9. The method of claim 1, wherein the predetermined rule is based on a pseudo random rule.

10. The method of claim 1, wherein the wireless device belongs to a group of wireless devices that apply the same set of CAT parameters at a given time.

11. A wireless device, comprising:

a configurator that obtains multiple sets of channel access transmission (CAT) parameters by a wireless device in a wireless communication network;

a CAT parameter selector that selects a first set of CAT parameters or a second set of CAT parameters based on a predetermined rule, wherein the first set and the second set are associated with the same traffic category;

a channel-access handler that performs an LBT channel access procedure to contend for a wireless channel by applying the selected set of CAT parameters; and

a transmitter that transmits radio signals if the wireless device detects a channel idle condition defined by the selected set of CAT parameters.

12. The wireless device of claim 11, wherein the channel access procedure adopts a listen-before-talk (LBT) mechanism involving clear channel assessment (CCA) sensing, and wherein each set of CAT parameters corresponds to a set of CCA parameters.

13. The wireless device of claim 11, wherein the first set of CAT parameters allows the wireless device to contend for the wireless channel more aggressively than the second set of CAT parameters.

14. The wireless device of claim 13, wherein a CCA level of the first set of CAT parameters is higher than a CCA level of the second set of CAT parameters.

15. The wireless device of claim 14, wherein the CCA level indicates a preamble detection threshold.

16. The wireless device of claim 14, wherein the CCA level indicates an energy detection threshold.

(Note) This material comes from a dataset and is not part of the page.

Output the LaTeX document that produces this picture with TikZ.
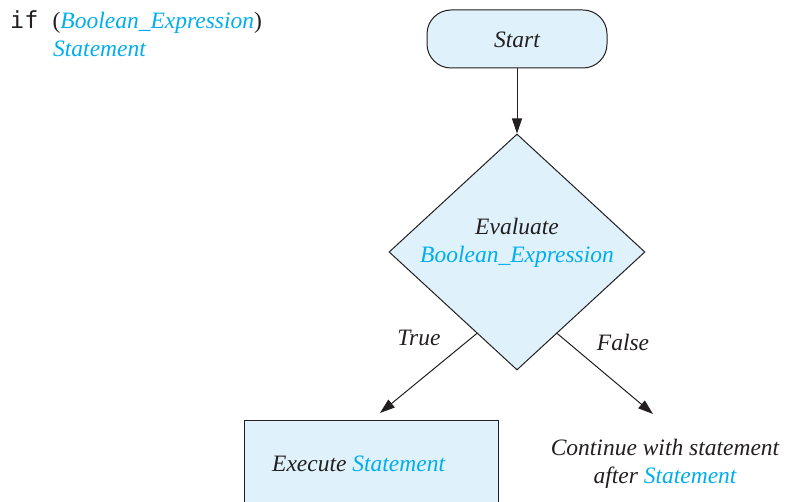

17. The wireless device of claim 11, wherein the predetermined rule is based on a fixed time schedule.

18. The wireless device of claim 11, wherein the predetermined rule is based on a randomized time schedule.

19. The wireless device of claim 11, wherein the predetermined rule is based on a pseudo random rule.

20. The wireless device of claim 11, wherein the wireless device belongs to a group of wireless devices that apply the same set of CAT parameters at a given time.